To be done> Each entry below is to be written out exactly, and the pictures are to be left out.

Data to use>

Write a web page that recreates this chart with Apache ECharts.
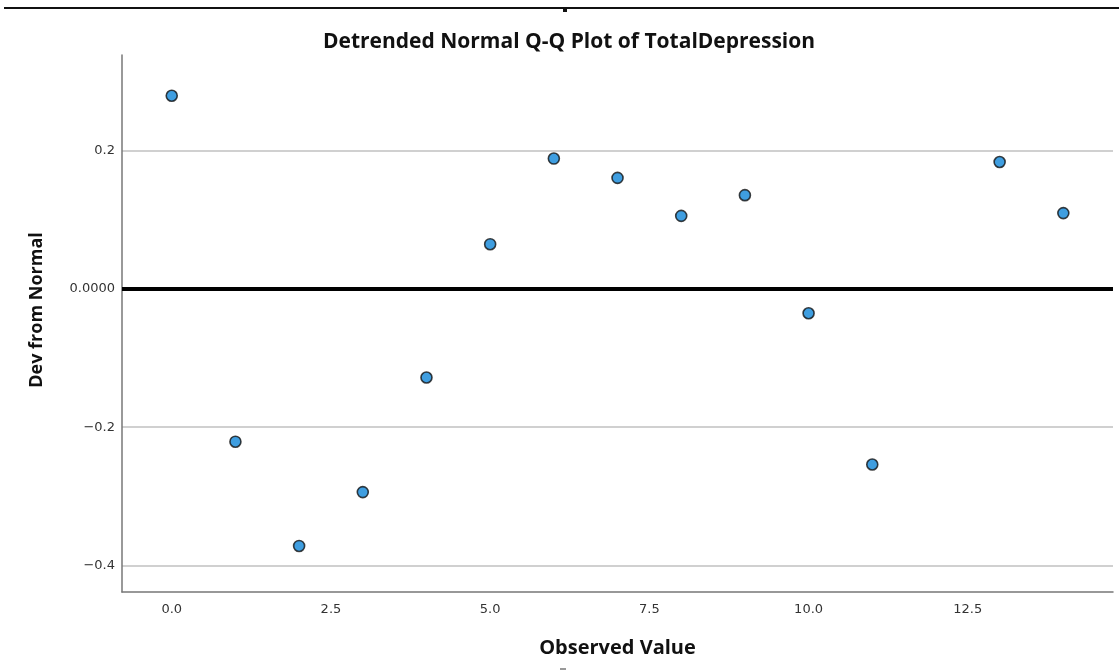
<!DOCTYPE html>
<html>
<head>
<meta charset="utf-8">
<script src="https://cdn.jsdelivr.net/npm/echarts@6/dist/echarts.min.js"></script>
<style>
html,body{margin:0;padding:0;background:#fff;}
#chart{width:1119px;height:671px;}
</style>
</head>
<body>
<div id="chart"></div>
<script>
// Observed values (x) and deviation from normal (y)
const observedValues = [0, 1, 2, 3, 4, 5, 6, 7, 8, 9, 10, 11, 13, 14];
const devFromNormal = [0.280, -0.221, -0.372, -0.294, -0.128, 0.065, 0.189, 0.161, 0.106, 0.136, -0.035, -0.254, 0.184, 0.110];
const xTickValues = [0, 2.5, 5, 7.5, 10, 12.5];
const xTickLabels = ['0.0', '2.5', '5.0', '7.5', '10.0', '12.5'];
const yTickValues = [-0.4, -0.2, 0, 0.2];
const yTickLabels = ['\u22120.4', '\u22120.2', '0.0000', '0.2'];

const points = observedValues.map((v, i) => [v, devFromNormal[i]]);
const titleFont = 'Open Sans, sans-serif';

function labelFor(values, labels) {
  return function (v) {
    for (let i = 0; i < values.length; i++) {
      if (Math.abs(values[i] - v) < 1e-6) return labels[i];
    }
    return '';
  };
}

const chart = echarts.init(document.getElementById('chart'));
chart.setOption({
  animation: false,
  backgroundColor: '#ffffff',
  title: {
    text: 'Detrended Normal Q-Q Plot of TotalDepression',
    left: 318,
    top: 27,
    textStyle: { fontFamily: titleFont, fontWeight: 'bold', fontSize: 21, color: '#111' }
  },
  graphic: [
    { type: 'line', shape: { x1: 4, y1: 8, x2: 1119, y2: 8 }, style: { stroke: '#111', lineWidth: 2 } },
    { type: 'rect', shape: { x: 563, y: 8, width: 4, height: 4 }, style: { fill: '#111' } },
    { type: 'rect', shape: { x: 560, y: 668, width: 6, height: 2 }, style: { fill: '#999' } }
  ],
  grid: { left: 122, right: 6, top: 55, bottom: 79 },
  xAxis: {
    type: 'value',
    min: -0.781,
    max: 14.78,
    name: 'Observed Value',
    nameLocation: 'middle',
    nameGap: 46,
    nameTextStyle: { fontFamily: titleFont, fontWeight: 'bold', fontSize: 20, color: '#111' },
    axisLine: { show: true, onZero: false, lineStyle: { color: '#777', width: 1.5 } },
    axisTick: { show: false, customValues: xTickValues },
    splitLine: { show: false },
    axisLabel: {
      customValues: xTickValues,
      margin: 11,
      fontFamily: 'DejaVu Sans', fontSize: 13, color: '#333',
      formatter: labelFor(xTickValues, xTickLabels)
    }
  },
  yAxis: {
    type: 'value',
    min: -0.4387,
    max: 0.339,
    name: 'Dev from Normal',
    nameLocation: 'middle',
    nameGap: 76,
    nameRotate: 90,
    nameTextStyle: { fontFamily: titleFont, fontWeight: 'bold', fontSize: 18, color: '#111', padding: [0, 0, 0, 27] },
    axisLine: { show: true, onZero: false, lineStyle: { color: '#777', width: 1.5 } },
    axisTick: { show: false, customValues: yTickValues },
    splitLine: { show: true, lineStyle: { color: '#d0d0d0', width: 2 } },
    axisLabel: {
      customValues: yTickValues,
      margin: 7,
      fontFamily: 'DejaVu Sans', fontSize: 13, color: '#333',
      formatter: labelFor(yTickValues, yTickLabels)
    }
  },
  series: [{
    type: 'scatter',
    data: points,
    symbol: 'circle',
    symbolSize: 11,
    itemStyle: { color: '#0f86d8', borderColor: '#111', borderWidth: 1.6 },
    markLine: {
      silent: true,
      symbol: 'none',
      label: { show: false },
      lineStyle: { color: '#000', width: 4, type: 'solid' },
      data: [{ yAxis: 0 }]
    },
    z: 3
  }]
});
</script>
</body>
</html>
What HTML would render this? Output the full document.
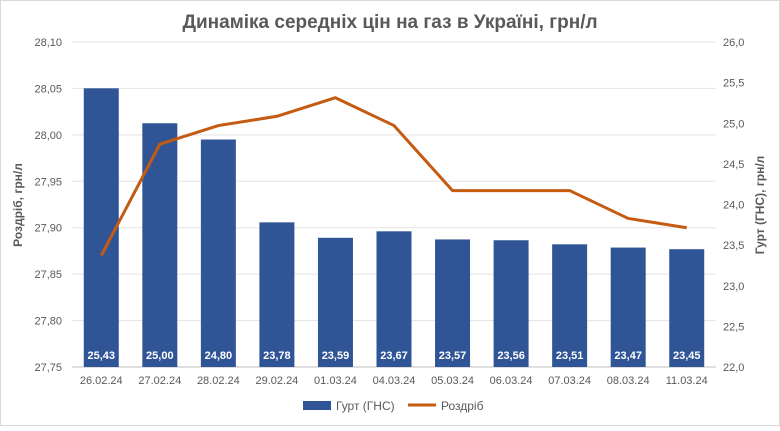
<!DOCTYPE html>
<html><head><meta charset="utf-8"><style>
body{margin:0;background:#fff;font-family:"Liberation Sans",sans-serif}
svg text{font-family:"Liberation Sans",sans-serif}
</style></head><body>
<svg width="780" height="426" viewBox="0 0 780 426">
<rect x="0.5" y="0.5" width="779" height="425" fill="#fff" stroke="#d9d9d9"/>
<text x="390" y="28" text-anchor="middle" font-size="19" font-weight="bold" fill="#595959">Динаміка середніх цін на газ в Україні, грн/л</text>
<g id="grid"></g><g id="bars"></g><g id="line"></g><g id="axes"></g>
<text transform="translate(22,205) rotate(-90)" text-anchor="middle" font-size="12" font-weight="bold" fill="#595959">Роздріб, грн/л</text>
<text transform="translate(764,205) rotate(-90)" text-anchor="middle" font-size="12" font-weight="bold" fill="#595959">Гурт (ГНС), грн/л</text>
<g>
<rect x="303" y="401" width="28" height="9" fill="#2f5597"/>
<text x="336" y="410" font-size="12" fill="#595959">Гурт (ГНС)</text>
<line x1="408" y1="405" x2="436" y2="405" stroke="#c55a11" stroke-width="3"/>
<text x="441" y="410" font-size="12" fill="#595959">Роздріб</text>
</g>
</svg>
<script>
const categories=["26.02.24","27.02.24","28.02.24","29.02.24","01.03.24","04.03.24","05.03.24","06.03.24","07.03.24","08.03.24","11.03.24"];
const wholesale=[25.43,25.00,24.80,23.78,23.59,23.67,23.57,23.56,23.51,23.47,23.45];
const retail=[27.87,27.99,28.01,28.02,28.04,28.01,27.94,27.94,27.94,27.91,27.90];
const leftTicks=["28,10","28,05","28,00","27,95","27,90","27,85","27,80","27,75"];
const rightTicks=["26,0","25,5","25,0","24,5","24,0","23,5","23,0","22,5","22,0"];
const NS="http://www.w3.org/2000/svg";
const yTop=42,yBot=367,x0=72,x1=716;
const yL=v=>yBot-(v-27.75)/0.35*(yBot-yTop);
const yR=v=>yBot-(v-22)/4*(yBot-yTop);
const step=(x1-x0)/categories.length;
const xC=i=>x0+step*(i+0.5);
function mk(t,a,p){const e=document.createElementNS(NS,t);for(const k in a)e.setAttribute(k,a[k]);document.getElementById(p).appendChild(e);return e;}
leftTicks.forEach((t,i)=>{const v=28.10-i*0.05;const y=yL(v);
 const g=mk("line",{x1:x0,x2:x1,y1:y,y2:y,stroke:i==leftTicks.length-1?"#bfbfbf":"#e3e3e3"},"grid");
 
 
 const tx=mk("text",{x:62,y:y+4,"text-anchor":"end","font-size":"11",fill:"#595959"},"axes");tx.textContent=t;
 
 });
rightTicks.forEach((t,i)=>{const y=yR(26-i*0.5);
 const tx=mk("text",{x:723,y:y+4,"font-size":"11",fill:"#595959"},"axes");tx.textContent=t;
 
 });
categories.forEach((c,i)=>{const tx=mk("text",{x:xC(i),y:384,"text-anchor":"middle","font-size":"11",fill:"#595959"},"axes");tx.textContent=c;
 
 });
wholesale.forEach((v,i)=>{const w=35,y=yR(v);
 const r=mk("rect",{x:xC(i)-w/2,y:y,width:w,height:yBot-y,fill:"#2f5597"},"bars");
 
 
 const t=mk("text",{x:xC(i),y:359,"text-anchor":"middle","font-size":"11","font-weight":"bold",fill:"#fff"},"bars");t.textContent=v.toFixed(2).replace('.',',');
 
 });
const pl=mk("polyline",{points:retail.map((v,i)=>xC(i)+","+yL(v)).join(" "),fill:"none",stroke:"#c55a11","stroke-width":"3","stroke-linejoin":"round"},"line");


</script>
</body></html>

Response to this exercise>
Write a web page that recreates this chart with Apache ECharts.
<!DOCTYPE html>
<html>
<head>
<meta charset="utf-8">
<script src="https://cdn.jsdelivr.net/npm/echarts@6/dist/echarts.min.js"></script>
<style>
html,body{margin:0;padding:0;background:#fff;}
#chart{width:1119px;height:671px;}
</style>
</head>
<body>
<div id="chart"></div>
<script>
// Observed values (x) and deviation from normal (y)
const observedValues = [0, 1, 2, 3, 4, 5, 6, 7, 8, 9, 10, 11, 13, 14];
const devFromNormal = [0.280, -0.221, -0.372, -0.294, -0.128, 0.065, 0.189, 0.161, 0.106, 0.136, -0.035, -0.254, 0.184, 0.110];
const xTickValues = [0, 2.5, 5, 7.5, 10, 12.5];
const xTickLabels = ['0.0', '2.5', '5.0', '7.5', '10.0', '12.5'];
const yTickValues = [-0.4, -0.2, 0, 0.2];
const yTickLabels = ['\u22120.4', '\u22120.2', '0.0000', '0.2'];

const points = observedValues.map((v, i) => [v, devFromNormal[i]]);
const titleFont = 'Open Sans, sans-serif';

function labelFor(values, labels) {
  return function (v) {
    for (let i = 0; i < values.length; i++) {
      if (Math.abs(values[i] - v) < 1e-6) return labels[i];
    }
    return '';
  };
}

const chart = echarts.init(document.getElementById('chart'));
chart.setOption({
  animation: false,
  backgroundColor: '#ffffff',
  title: {
    text: 'Detrended Normal Q-Q Plot of TotalDepression',
    left: 318,
    top: 27,
    textStyle: { fontFamily: titleFont, fontWeight: 'bold', fontSize: 21, color: '#111' }
  },
  graphic: [
    { type: 'line', shape: { x1: 4, y1: 8, x2: 1119, y2: 8 }, style: { stroke: '#111', lineWidth: 2 } },
    { type: 'rect', shape: { x: 563, y: 8, width: 4, height: 4 }, style: { fill: '#111' } },
    { type: 'rect', shape: { x: 560, y: 668, width: 6, height: 2 }, style: { fill: '#999' } }
  ],
  grid: { left: 122, right: 6, top: 55, bottom: 79 },
  xAxis: {
    type: 'value',
    min: -0.781,
    max: 14.78,
    name: 'Observed Value',
    nameLocation: 'middle',
    nameGap: 46,
    nameTextStyle: { fontFamily: titleFont, fontWeight: 'bold', fontSize: 20, color: '#111' },
    axisLine: { show: true, onZero: false, lineStyle: { color: '#777', width: 1.5 } },
    axisTick: { show: false, customValues: xTickValues },
    splitLine: { show: false },
    axisLabel: {
      customValues: xTickValues,
      margin: 11,
      fontFamily: 'DejaVu Sans', fontSize: 13, color: '#333',
      formatter: labelFor(xTickValues, xTickLabels)
    }
  },
  yAxis: {
    type: 'value',
    min: -0.4387,
    max: 0.339,
    name: 'Dev from Normal',
    nameLocation: 'middle',
    nameGap: 76,
    nameRotate: 90,
    nameTextStyle: { fontFamily: titleFont, fontWeight: 'bold', fontSize: 18, color: '#111', padding: [0, 0, 0, 27] },
    axisLine: { show: true, onZero: false, lineStyle: { color: '#777', width: 1.5 } },
    axisTick: { show: false, customValues: yTickValues },
    splitLine: { show: true, lineStyle: { color: '#d0d0d0', width: 2 } },
    axisLabel: {
      customValues: yTickValues,
      margin: 7,
      fontFamily: 'DejaVu Sans', fontSize: 13, color: '#333',
      formatter: labelFor(yTickValues, yTickLabels)
    }
  },
  series: [{
    type: 'scatter',
    data: points,
    symbol: 'circle',
    symbolSize: 11,
    itemStyle: { color: '#0f86d8', borderColor: '#111', borderWidth: 1.6 },
    markLine: {
      silent: true,
      symbol: 'none',
      label: { show: false },
      lineStyle: { color: '#000', width: 4, type: 'solid' },
      data: [{ yAxis: 0 }]
    },
    z: 3
  }]
});
</script>
</body>
</html>
What HTML would render this? Output the full document.
<!DOCTYPE html>
<html><head><meta charset="utf-8"><style>
body{margin:0;background:#fff;font-family:"Liberation Sans",sans-serif}
svg text{font-family:"Liberation Sans",sans-serif}
</style></head><body>
<svg width="780" height="426" viewBox="0 0 780 426">
<rect x="0.5" y="0.5" width="779" height="425" fill="#fff" stroke="#d9d9d9"/>
<text x="390" y="28" text-anchor="middle" font-size="19" font-weight="bold" fill="#595959">Динаміка середніх цін на газ в Україні, грн/л</text>
<g id="grid"></g><g id="bars"></g><g id="line"></g><g id="axes"></g>
<text transform="translate(22,205) rotate(-90)" text-anchor="middle" font-size="12" font-weight="bold" fill="#595959">Роздріб, грн/л</text>
<text transform="translate(764,205) rotate(-90)" text-anchor="middle" font-size="12" font-weight="bold" fill="#595959">Гурт (ГНС), грн/л</text>
<g>
<rect x="303" y="401" width="28" height="9" fill="#2f5597"/>
<text x="336" y="410" font-size="12" fill="#595959">Гурт (ГНС)</text>
<line x1="408" y1="405" x2="436" y2="405" stroke="#c55a11" stroke-width="3"/>
<text x="441" y="410" font-size="12" fill="#595959">Роздріб</text>
</g>
</svg>
<script>
const categories=["26.02.24","27.02.24","28.02.24","29.02.24","01.03.24","04.03.24","05.03.24","06.03.24","07.03.24","08.03.24","11.03.24"];
const wholesale=[25.43,25.00,24.80,23.78,23.59,23.67,23.57,23.56,23.51,23.47,23.45];
const retail=[27.87,27.99,28.01,28.02,28.04,28.01,27.94,27.94,27.94,27.91,27.90];
const leftTicks=["28,10","28,05","28,00","27,95","27,90","27,85","27,80","27,75"];
const rightTicks=["26,0","25,5","25,0","24,5","24,0","23,5","23,0","22,5","22,0"];
const NS="http://www.w3.org/2000/svg";
const yTop=42,yBot=367,x0=72,x1=716;
const yL=v=>yBot-(v-27.75)/0.35*(yBot-yTop);
const yR=v=>yBot-(v-22)/4*(yBot-yTop);
const step=(x1-x0)/categories.length;
const xC=i=>x0+step*(i+0.5);
function mk(t,a,p){const e=document.createElementNS(NS,t);for(const k in a)e.setAttribute(k,a[k]);document.getElementById(p).appendChild(e);return e;}
leftTicks.forEach((t,i)=>{const v=28.10-i*0.05;const y=yL(v);
 const g=mk("line",{x1:x0,x2:x1,y1:y,y2:y,stroke:i==leftTicks.length-1?"#bfbfbf":"#e3e3e3"},"grid");
 
 
 const tx=mk("text",{x:62,y:y+4,"text-anchor":"end","font-size":"11",fill:"#595959"},"axes");tx.textContent=t;
 
 });
rightTicks.forEach((t,i)=>{const y=yR(26-i*0.5);
 const tx=mk("text",{x:723,y:y+4,"font-size":"11",fill:"#595959"},"axes");tx.textContent=t;
 
 });
categories.forEach((c,i)=>{const tx=mk("text",{x:xC(i),y:384,"text-anchor":"middle","font-size":"11",fill:"#595959"},"axes");tx.textContent=c;
 
 });
wholesale.forEach((v,i)=>{const w=35,y=yR(v);
 const r=mk("rect",{x:xC(i)-w/2,y:y,width:w,height:yBot-y,fill:"#2f5597"},"bars");
 
 
 const t=mk("text",{x:xC(i),y:359,"text-anchor":"middle","font-size":"11","font-weight":"bold",fill:"#fff"},"bars");t.textContent=v.toFixed(2).replace('.',',');
 
 });
const pl=mk("polyline",{points:retail.map((v,i)=>xC(i)+","+yL(v)).join(" "),fill:"none",stroke:"#c55a11","stroke-width":"3","stroke-linejoin":"round"},"line");


</script>
</body></html>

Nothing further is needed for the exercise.